Excuse me? How can sacrificing my true essence to the greater good of those who want me to not be my authentic self be the best way to heal from the inculcated damage I experienced at those very hands?
I call bullshit. I’ll opt for the freedom of individuality over any so-called “security,” be it based on deity-worship or steeped in philosophy.
Sounds good, doesn’t it? A hellova confident, dynamic stance for a turtle/chameleon to take!
Of course, it has its downsides. For one thing, I have to reaffirm it nearly every day or my fears will shatter it like ramen at the bottom of a grocery bag. For another thing, it affords me absatively no protection whatsoever from any way, shape, or form of reality.

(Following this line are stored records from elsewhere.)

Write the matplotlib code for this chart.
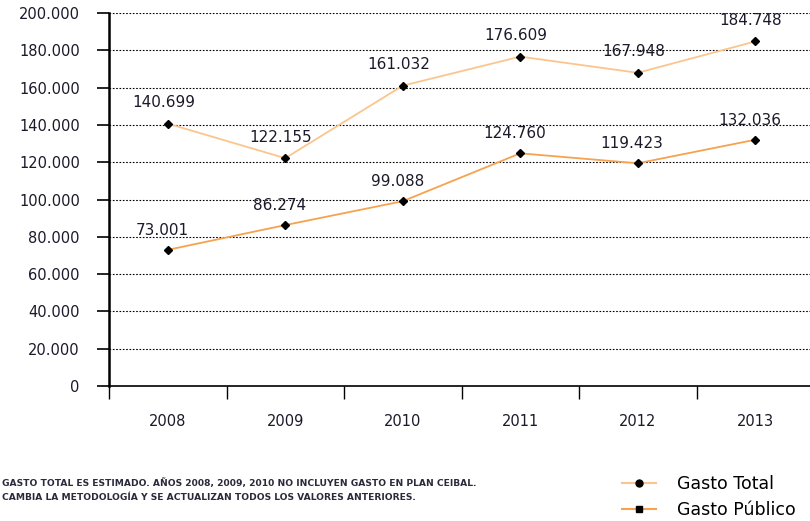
import matplotlib.pyplot as plt
from matplotlib.lines import Line2D

# Gasto total y gasto público por año
years = ["2008", "2009", "2010", "2011", "2012", "2013"]
gasto_total = [140699, 122155, 161032, 176609, 167948, 184748]
gasto_publico = [73001, 86274, 99088, 124760, 119423, 132036]
total_labels = ["140.699", "122.155", "161.032", "176.609", "167.948", "184.748"]
publico_labels = ["73.001", "86.274", "99.088", "124.760", "119.423", "132.036"]
yticks = list(range(0, 200001, 20000))
ytick_labels = ["0" if v == 0 else f"{v // 1000}.000" for v in yticks]

fig = plt.figure(figsize=(8.1, 5.21), dpi=100)
ax = fig.add_axes([109 / 810, 1 - 386 / 521, 705 / 810, 373 / 521])

x = range(len(years))
c_total = "#FBC58E"
c_pub = "#F6A24E"
txt = "#1a1a2a"
ax.plot(x, gasto_total, color=c_total, lw=1.3, marker="D", ms=4.5,
        mfc="black", mec="black", zorder=3)
ax.plot(x, gasto_publico, color=c_pub, lw=1.3, marker="D", ms=4.5,
        mfc="black", mec="black", zorder=3)

for i, (v, s) in enumerate(zip(gasto_total, total_labels)):
    ax.annotate(s, (i, v), xytext=(-3, 15), textcoords="offset points",
                ha="center", va="center", fontsize=11, color=txt)
for i, (v, s) in enumerate(zip(gasto_publico, publico_labels)):
    ax.annotate(s, (i, v), xytext=(-4, 14), textcoords="offset points",
                ha="center", va="center", fontsize=11, color=txt)

ax.set_xlim(-0.5, 5.5)
ax.set_ylim(0, 200000)
ax.set_yticks(yticks)
ax.set_yticklabels(ytick_labels, fontsize=10.5, color=txt)
ax.set_xticks([i - 0.5 for i in range(len(years) + 1)])
ax.set_xticklabels([])
ax.set_xticks(list(x), minor=True)
ax.set_xticklabels(years, minor=True, fontsize=10.5, color=txt)
ax.tick_params(axis="x", which="major", direction="out", length=9, width=1)
ax.tick_params(axis="x", which="minor", length=0, pad=20)
ax.tick_params(axis="y", direction="out", length=9, width=1.2, pad=12)

for yv in yticks[1:]:
    ax.axhline(yv, color="black", lw=0.8, ls=(0, (1.5, 1.5)), zorder=1)

ax.spines["top"].set_visible(False)
ax.spines["right"].set_visible(False)
ax.spines["left"].set_linewidth(1.8)
ax.spines["bottom"].set_linewidth(1.2)

# nota al pie
fig.text(2 / 810, 1 - 483 / 521, "GASTO TOTAL ES ESTIMADO. AÑOS 2008, 2009, 2010 NO INCLUYEN GASTO EN PLAN CEIBAL.",
         fontsize=6.6, fontweight="bold", color="#2a2a3a", va="center")
fig.text(2 / 810, 1 - 497 / 521, "CAMBIA LA METODOLOGÍA Y SE ACTUALIZAN TODOS LOS VALORES ANTERIORES.",
         fontsize=6.6, fontweight="bold", color="#2a2a3a", va="center")

# leyenda
handles = [Line2D([], [], color=c_total, marker="o", ms=5, mfc="black", mec="black"),
           Line2D([], [], color=c_pub, marker="s", ms=5, mfc="black", mec="black")]
fig.legend(handles, ["Gasto Total", "Gasto Público"], loc="center left",
           bbox_to_anchor=(606 / 810, 1 - 497 / 521), frameon=False,
           fontsize=12.5, handlelength=2.0, handletextpad=1.2, labelspacing=0.45)

plt.savefig("out.png", dpi=100)
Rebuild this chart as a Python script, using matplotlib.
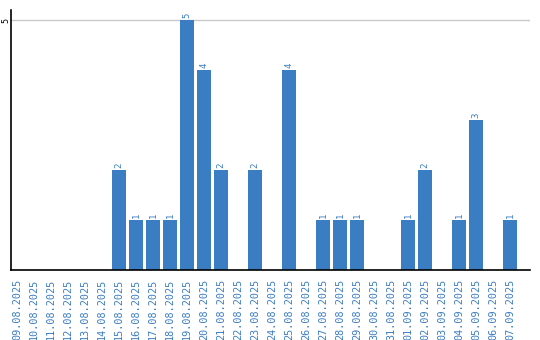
import matplotlib
matplotlib.use("Agg")
import matplotlib.pyplot as plt

dates = ["09.08.2025", "10.08.2025", "11.08.2025", "12.08.2025", "13.08.2025",
         "14.08.2025", "15.08.2025", "16.08.2025", "17.08.2025", "18.08.2025",
         "19.08.2025", "20.08.2025", "21.08.2025", "22.08.2025", "23.08.2025",
         "24.08.2025", "25.08.2025", "26.08.2025", "27.08.2025", "28.08.2025",
         "29.08.2025", "30.08.2025", "31.08.2025", "01.09.2025", "02.09.2025",
         "03.09.2025", "04.09.2025", "05.09.2025", "06.09.2025", "07.09.2025"]
counts = [0, 0, 0, 0, 0, 0, 2, 1, 1, 1, 5, 4, 2, 0, 2, 0, 4, 0, 1, 1, 1, 0, 0, 1, 2, 0, 1, 3, 0, 1]

blue = "#3b7dc3"

fig = plt.figure(figsize=(5.4, 3.4), dpi=100)
ax = fig.add_axes([11 / 540, 70 / 340, 519 / 540, 260 / 340])

x = list(range(len(dates)))
bars = ax.bar(x, counts, width=0.82, color=blue, zorder=2)

for xi, v in zip(x, counts):
    if v > 0:
        ax.text(xi, v + 0.04, str(v), rotation=90, ha="center", va="bottom",
                fontsize=6.5, color=blue, family="DejaVu Sans Mono")

ax.set_xlim(-0.353, 30.18)
ax.set_ylim(0, 5.2)
ax.set_yticks([5])
ax.set_yticklabels(["5"], rotation=90, va="center", fontsize=6, family="DejaVu Sans Mono")
ax.yaxis.grid(True, color="#c8c8c8", linewidth=1, zorder=0)
ax.tick_params(axis="y", length=0, pad=0.5)

ax.set_xticks(x)
ax.set_xticklabels(dates, rotation=90, fontsize=7.3, color=blue, family="DejaVu Sans Mono")
ax.tick_params(axis="x", length=0, pad=6)

for s in ["top", "right"]:
    ax.spines[s].set_visible(False)
ax.spines["left"].set_linewidth(1.2)
ax.spines["bottom"].set_linewidth(1.2)

fig.savefig("out.png", dpi=100)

I needed an excuse to not attend a CalState University after receiving an “Accepted with Honors” letter I had hoped would be a flat-out rejection. What could I do that would only take six months, a year max, so I could nail an occupation and move out of my mother’s house once and for all?
Nursing! Of course! Because I’d never had the slightest interest in science and notoriously eked through my one-and-only high-school requirement with a D! What a perfect choice!

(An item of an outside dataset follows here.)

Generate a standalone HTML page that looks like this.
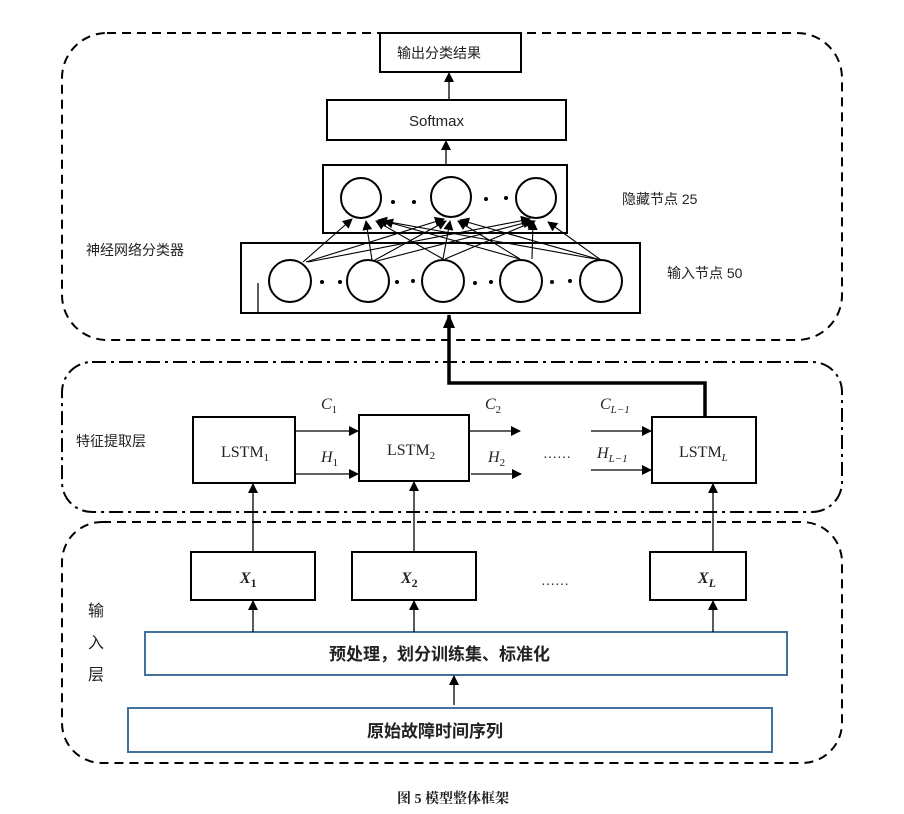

I spoke to the admissions officer of a highly touted, or at least advertised, practical nursing school. She assured me that yes, there was still time to register for the program, and yes, I could finish it in a single year. Yes-yes-yes! One more year and I’d be done-done-done with school.
When my mother and I got to her office, the admissions office waved us into side-by-side chairs without looking up and continued writing whatever she was writing. Finally, she raised her face with a smile. I saw her eyes fixate on the Star of David around my neck. Without missing a beat, she intoned, “I’m sorry, there’s been some mistake. We have no openings in our program at this time. Or in the foreseeable future. You might want to try another school. Thank you for coming in.” And she waved her dismissal.
Oy! Where’s a fishbowl when you really need one?